The parent of the student who was designing D&D campaigns told me that the student was “totally disorganized and couldn’t plan anything.” Well… I beg to differ. Each week, the student would upload snapshots of all the work they’d done, and it was impressive. Sure, it was “just Dungeons & Dragons,” but they were developing pretty awesome organizational skills. At the time, they didn’t yet value academics in the same way, but once they did, they’d be ready.
The student who only wanted to code every day and all day is a great example. They realized that in order to get into the college they wanted, they’d have to focus on academics, and so they applied their problem-solving skills to academics without a hitch—but only once they valued college as a goal.

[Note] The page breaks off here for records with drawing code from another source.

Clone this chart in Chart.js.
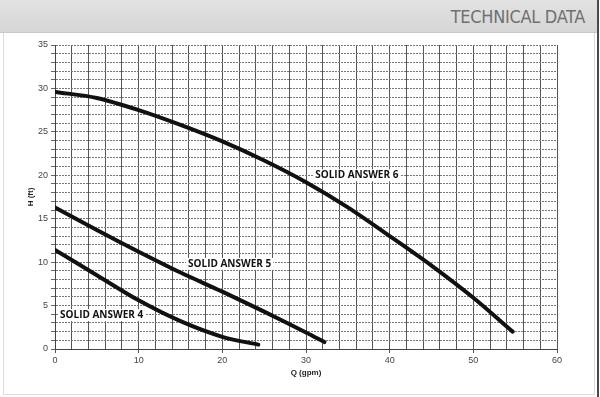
<!DOCTYPE html>
<html><head><meta charset="utf-8">
<script src="https://cdn.jsdelivr.net/npm/chart.js@4"></script>
<style>
html,body{margin:0;padding:0;background:#fff;}
#wrap{position:relative;width:600px;height:397px;overflow:hidden;}
#hdr{position:absolute;left:0;top:0;width:598px;height:32px;background:linear-gradient(#e2e2e2,#d6d6d6);border-bottom:1px solid #c8c8c8;}
#hdr span{position:absolute;right:13px;top:6px;font-family:'Liberation Sans Narrow','DejaVu Sans Condensed',sans-serif;font-size:18px;color:#707070;letter-spacing:-0.3px;}
#frame{position:absolute;left:3px;top:33px;width:590px;height:361px;border:1px solid #dcdcdc;border-top:none;}
#rline{position:absolute;left:597px;top:0;width:2px;height:397px;background:#4a4a4a;}
canvas{position:absolute;left:0;top:0;}
</style></head>
<body><div id="wrap">
<div id="hdr"><span>TECHNICAL DATA</span></div>
<div id="frame"></div>
<div id="rline"></div>
<canvas id="c" width="600" height="397"></canvas>
</div>
<script>
const seriesNames = ["SOLID ANSWER 6", "SOLID ANSWER 5", "SOLID ANSWER 4"];
const sa6Q = [0, 5, 10, 15, 20, 25, 30, 35, 40, 45, 50, 54.7];
const sa6H = [29.6, 28.9, 27.5, 25.8, 23.9, 21.7, 19.2, 16.3, 13.0, 9.6, 5.9, 2.0];
const sa5Q = [0, 5, 10, 15, 20, 25, 30, 32.2];
const sa5H = [16.3, 13.7, 11.2, 8.8, 6.6, 4.3, 1.9, 0.8];
const sa4Q = [0, 5, 10, 15, 20, 24.3];
const sa4H = [11.4, 8.5, 5.6, 3.2, 1.4, 0.5];
const labelQ = [31.1, 15.9, 0.6];
const labelH = [20.0, 9.8, 3.9];
const xTicks = [0, 10, 20, 30, 40, 50, 60];
const yTicks = [0, 5, 10, 15, 20, 25, 30, 35];

const pts = (q, h) => q.map((v, i) => ({x: v, y: h[i]}));
const mk = (name, q, h) => ({label: name, data: pts(q, h), showLine: true, borderColor: '#111', borderWidth: 4, pointRadius: 0, tension: 0.3, fill: false, borderCapStyle: 'round'});

const labelPlugin = {
  id: 'curveLabels',
  afterDatasetsDraw(chart) {
    const {ctx, scales: {x, y}} = chart;
    ctx.save();
    ctx.font = 'bold 10px "Open Sans", sans-serif';
    ctx.textBaseline = 'middle';
    ctx.textAlign = 'left';
    seriesNames.forEach((n, i) => {
      const px = x.getPixelForValue(labelQ[i]), py = y.getPixelForValue(labelH[i]);
      const w = ctx.measureText(n).width;
      ctx.fillStyle = '#fff';
      ctx.fillRect(px - 2, py - 6, w + 4, 12);
      ctx.fillStyle = '#111';
      ctx.fillText(n, px, py);
    });
    ctx.restore();
  }
};

new Chart(document.getElementById('c'), {
  type: 'scatter',
  data: {datasets: [mk(seriesNames[0], sa6Q, sa6H), mk(seriesNames[1], sa5Q, sa5H), mk(seriesNames[2], sa4Q, sa4H)]},
  options: {
    responsive: false, animation: false,
    layout: {padding: {left: 22, right: 43, top: 45, bottom: 15}},
    plugins: {legend: {display: false}, tooltip: {enabled: false}},
    scales: {
      x: {
        type: 'linear', min: 0, max: 60,
        afterFit(s) { s.height = 33; },
        afterBuildTicks(s) { s.ticks = []; for (let v = 0; v <= 60; v += 2) s.ticks.push({value: v}); },
        ticks: {autoSkip: false, maxRotation: 0, padding: 2, color: '#444', font: {family: 'Liberation Sans', size: 9},
          callback: v => xTicks.includes(v) ? String(v) : ''},
        grid: {color: '#555', lineWidth: 1, tickLength: 4,
          tickColor: c => (c.tick && xTicks.includes(c.tick.value)) ? '#555' : 'rgba(0,0,0,0)'},
        border: {color: '#444', width: 1},
        title: {display: true, text: 'Q (gpm)', color: '#222', font: {family: 'Liberation Sans', size: 8, weight: 'bold'}, padding: {top: 4, bottom: 4}}
      },
      y: {
        type: 'linear', min: 0, max: 35,
        afterFit(s) { s.width = 33; },
        afterBuildTicks(s) { s.ticks = []; for (let v = 0; v <= 35; v += 1) s.ticks.push({value: v}); },
        ticks: {autoSkip: false, padding: 3, color: '#444', font: {family: 'Liberation Sans', size: 9},
          callback: v => yTicks.includes(v) ? String(v) : ''},
        grid: {color: '#777', lineWidth: 1, tickLength: 4, tickColor: '#666'},
        border: {color: '#444', width: 1, dash: [2, 1]},
        title: {display: true, text: 'H (ft)', color: '#222', font: {family: 'Liberation Sans', size: 8, weight: 'bold'}, padding: {top: 4, bottom: 4}}
      }
    }
  },
  plugins: [labelPlugin]
});
</script>
</body></html>
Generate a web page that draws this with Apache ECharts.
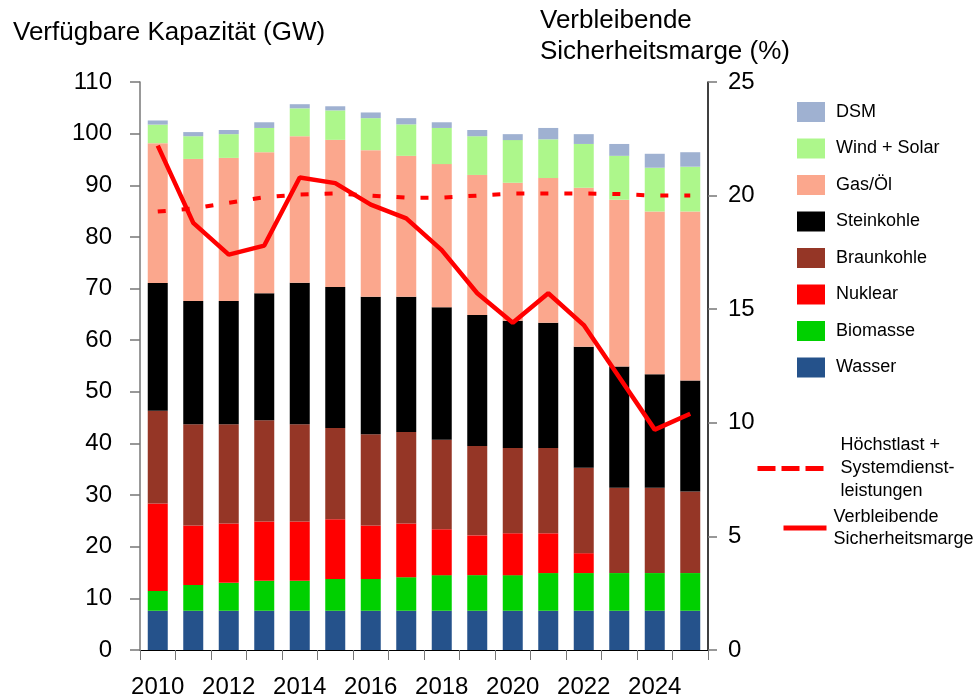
<!DOCTYPE html>
<html>
<head>
<meta charset="utf-8">
<script src="https://cdn.jsdelivr.net/npm/echarts@6/dist/echarts.min.js"></script>
<style>html,body{margin:0;padding:0;background:#fff}#c{width:976px;height:699px}</style>
</head>
<body>
<div id="c"></div>
<script>
const years = ['2010','2011','2012','2013','2014','2015','2016','2017','2018','2019','2020','2021','2022','2023','2024','2025'];
const wasser     = [7.6,7.6,7.6,7.6,7.6,7.6,7.6,7.6,7.6,7.6,7.6,7.6,7.6,7.6,7.6,7.6];
const biomasse   = [3.85,5.0,5.4,5.8,5.8,6.15,6.15,6.5,6.9,6.9,6.9,7.3,7.3,7.3,7.3,7.3];
const nuklear    = [16.9,11.5,11.5,11.5,11.5,11.55,10.35,10.4,8.9,7.7,8.1,7.7,3.85,0,0,0];
const braunkohle = [18.0,19.6,19.2,19.6,18.8,17.7,17.7,17.7,17.3,17.3,16.5,16.5,16.55,16.5,16.5,15.8];
const steinkohle = [24.7,23.9,23.9,24.6,27.4,27.3,26.6,26.2,25.7,25.4,24.65,24.3,23.45,23.5,22.0,21.5];
const gasOel     = [27.1,27.5,27.7,27.3,28.4,28.5,28.4,27.3,27.7,27.1,26.75,28.0,30.75,32.3,31.5,32.7];
const windSolar  = [3.6,4.4,4.6,4.7,5.4,5.7,6.2,6.1,7.0,7.5,8.25,7.5,8.5,8.5,8.5,8.7];
const dsm        = [0.8,0.8,0.8,1.1,0.8,0.8,1.1,1.2,1.1,1.2,1.15,2.2,1.9,2.3,2.7,2.8];
const hoechstlast = [84.9,85.5,86.6,87.7,88.2,88.4,88.0,87.6,87.6,88.0,88.4,88.4,88.4,88.3,88.0,88.0];
const marge = [22.2,18.8,17.4,17.8,20.8,20.55,19.6,19.0,17.6,15.7,14.4,15.7,14.3,12.0,9.7,10.4];
const leftTicks = [0,110,10];
const rightTicks = [0,25,5];

const FONT = '"Liberation Sans", Arial, sans-serif';
const stackDefs = [
  ['Wasser', wasser, '#25528B'],
  ['Biomasse', biomasse, '#00D000'],
  ['Nuklear', nuklear, '#FF0000'],
  ['Braunkohle', braunkohle, '#953626'],
  ['Steinkohle', steinkohle, '#000000'],
  ['Gas/Öl', gasOel, '#FBA78D'],
  ['Wind + Solar', windSolar, '#ADF78B'],
  ['DSM', dsm, '#9FB1D1']
];
const series = stackDefs.map(([name, data, color]) => ({
  name, type: 'bar', stack: 'cap', data, barWidth: 20,
  itemStyle: { color }, z: 2
}));
series.push({
  name: 'Höchstlast +\nSystemdienst-\nleistungen', type: 'line', yAxisIndex: 0, data: hoechstlast,
  symbol: 'none', lineStyle: { color: '#FF0000', width: 4, type: [8, 16] }, itemStyle: { color: '#FF0000' }, z: 5
});
series.push({
  name: 'Verbleibende\nSicherheitsmarge', type: 'line', yAxisIndex: 1, data: marge,
  symbol: 'none', lineStyle: { color: '#FF0000', width: 4.5 }, itemStyle: { color: '#FF0000' }, z: 6
});

const axisLabelStyle = { fontSize: 24, color: '#000', fontFamily: FONT };
const option = {
  animation: false,
  textStyle: { fontFamily: FONT },
  title: [
    { text: 'Verfügbare Kapazität (GW)', left: 8, top: 15,
      textStyle: { fontSize: 26, fontWeight: 'normal', color: '#000', fontFamily: FONT } },
    { text: 'Verbleibende\nSicherheitsmarge (%)', left: 535, top: 0,
      textStyle: { fontSize: 26, fontWeight: 'normal', color: '#000', fontFamily: FONT, lineHeight: 31 } }
  ],
  grid: { left: 140, right: 268, top: 82, bottom: 45.5 },
  legend: [
    { data: ['DSM','Wind + Solar','Gas/Öl','Steinkohle','Braunkohle','Nuklear','Biomasse','Wasser'],
      orient: 'vertical', left: 797, top: 102, padding: 0, itemWidth: 28, itemHeight: 20, itemGap: 16.5,
      icon: 'rect', textStyle: { fontSize: 18, color: '#000', fontFamily: FONT, padding: [0,0,0,6] } },
    { data: ['Höchstlast +\nSystemdienst-\nleistungen'],
      orient: 'vertical', left: 755, top: 434, padding: 0, itemWidth: 66, itemHeight: 14,
      itemStyle: { opacity: 0 },
      lineStyle: { width: 5, type: [18, 6], color: '#FF0000' },
      textStyle: { fontSize: 18, color: '#000', fontFamily: FONT, lineHeight: 23, padding: [0,0,0,12] } },
    { data: ['Verbleibende\nSicherheitsmarge'],
      orient: 'vertical', left: 781, top: 506, padding: 0, itemWidth: 43, itemHeight: 14,
      itemStyle: { opacity: 0 },
      lineStyle: { width: 5, color: '#FF0000' },
      textStyle: { fontSize: 18, color: '#000', fontFamily: FONT, lineHeight: 22, padding: [0,0,0,2] } }
  ],
  xAxis: {
    type: 'category', data: years, boundaryGap: true,
    axisLine: { lineStyle: { color: '#000', width: 1 } },
    axisTick: { show: true, alignWithLabel: false, interval: 0, length: 10, lineStyle: { color: '#777' } },
    axisLabel: { ...axisLabelStyle, interval: 1, margin: 25 }
  },
  yAxis: [
    { type: 'value', min: leftTicks[0], max: leftTicks[1], interval: leftTicks[2],
      splitLine: { show: false },
      axisLine: { show: true, lineStyle: { color: '#777', width: 1.5 } },
      axisTick: { show: true, length: 10, lineStyle: { color: '#777', width: 1.5 } },
      axisLabel: { ...axisLabelStyle, margin: 28 } },
    { type: 'value', min: rightTicks[0], max: rightTicks[1], interval: rightTicks[2],
      position: 'right',
      splitLine: { show: false },
      axisLine: { show: true, lineStyle: { color: '#000', width: 1.5 } },
      axisTick: { show: true, length: 9, lineStyle: { color: '#777', width: 1.5 } },
      axisLabel: { ...axisLabelStyle, margin: 20 } }
  ],
  series
};
const chart = echarts.init(document.getElementById('c'), null, { renderer: 'canvas' });
chart.setOption(option);
</script>
</body>
</html>
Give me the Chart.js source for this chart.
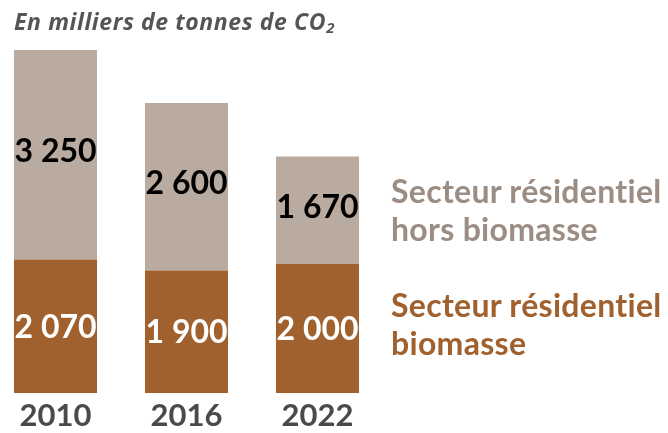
<!DOCTYPE html>
<html>
<head>
<meta charset="utf-8">
<script src="https://cdn.jsdelivr.net/npm/chart.js@4"></script>
<style>
body{margin:0;background:#fff;width:668px;height:433px;overflow:hidden;position:relative;font-family:Lato,"Open Sans",sans-serif;}
#c{position:absolute;left:-10px;top:0;}
#title{position:absolute;left:14px;top:5px;font-family:"Open Sans",sans-serif;font-size:23px;line-height:32px;font-style:italic;font-weight:700;color:#555;letter-spacing:0.6px;white-space:nowrap;}
#title sub{font-size:15px;vertical-align:-3px;line-height:0;}
.leg{position:absolute;left:391px;font-size:32px;font-weight:700;line-height:38px;white-space:nowrap;letter-spacing:0.3px;}
#leg1{top:172px;color:#9b8d83;}
#leg2{top:286px;color:#a0612e;}
</style>
</head>
<body>
<canvas id="c" width="678" height="433"></canvas>
<div id="title">En milliers de tonnes de CO<sub>2</sub></div>
<div class="leg" id="leg1">Secteur résidentiel<br>hors biomasse</div>
<div class="leg" id="leg2">Secteur résidentiel<br>biomasse</div>
<script>
/* data */
var years = ["2010","2016","2022"];
var biomasse = [2070, 1900, 2000];
var horsBiomasse = [3250, 2600, 1670];

var brown = "#a0612e";
var beige = "#baaba0";

function fmt(v){
var s = String(v);
if(s.length > 3){ s = s.slice(0, s.length-3) + "\u202F" + s.slice(s.length-3); }
return s;
}

/* labels inside bars + year labels under them */
var labelPlugin = {
id:"labels",
afterDatasetsDraw:function(chart){
var ctx = chart.ctx;
ctx.save();
ctx.textAlign = "center";
ctx.textBaseline = "middle";
ctx.font = "700 32px Lato";
chart.data.datasets.forEach(function(ds, i){
var meta = chart.getDatasetMeta(i);
meta.data.forEach(function(bar, j){
ctx.fillStyle = ds.labelColor;
ctx.fillText(fmt(ds.data[j]), bar.x, (bar.y + bar.base)/2 + ds.labelShift);
});
});
var xs = chart.scales.x;
ctx.fillStyle = "#4a4a4a";
ctx.font = "700 31px Lato";
years.forEach(function(y, j){
ctx.fillText(y, xs.getPixelForValue(j), 416);
});
ctx.restore();
}
};

new Chart(document.getElementById("c"), {
type:"bar",
data:{
labels:years,
datasets:[
{label:"Secteur résidentiel biomasse", data:biomasse, backgroundColor:brown, labelColor:"#ffffff", labelShift:1, barPercentage:0.634, categoryPercentage:1},
{label:"Secteur résidentiel hors biomasse", data:horsBiomasse, backgroundColor:beige, labelColor:"#000000", labelShift:-3, barPercentage:0.634, categoryPercentage:1}
]
},
options:{
responsive:false,
animation:false,
devicePixelRatio:1,
layout:{padding:{left:0, right:285, top:32, bottom:40}},
plugins:{legend:{display:false}, tooltip:{enabled:false}, title:{display:false}},
scales:{
x:{stacked:true, display:false},
y:{stacked:true, display:false, min:0, max:5600}
}
},
plugins:[labelPlugin]
});
</script>
</body>
</html>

We’re all works in progress
We parents spend a lot of time telling kids what to do, but how much time do we spend telling kids little tidbits about who we are, what we want, and how hard it is to get through a day knowing we haven’t yet reached our own goals? I’m not advocating bo-o-o-o-o-oring your kids with unnecessary details, but just a little bit of, “Wow, I’m really excited I finished that project” or “I think I bit off more than I could chew—any advice?” can let kids know that you’re still a work in progress, too.
Our teens may look “all grown up,” but they are works in progress, and with support and encouragement, they will be able to reach their goals.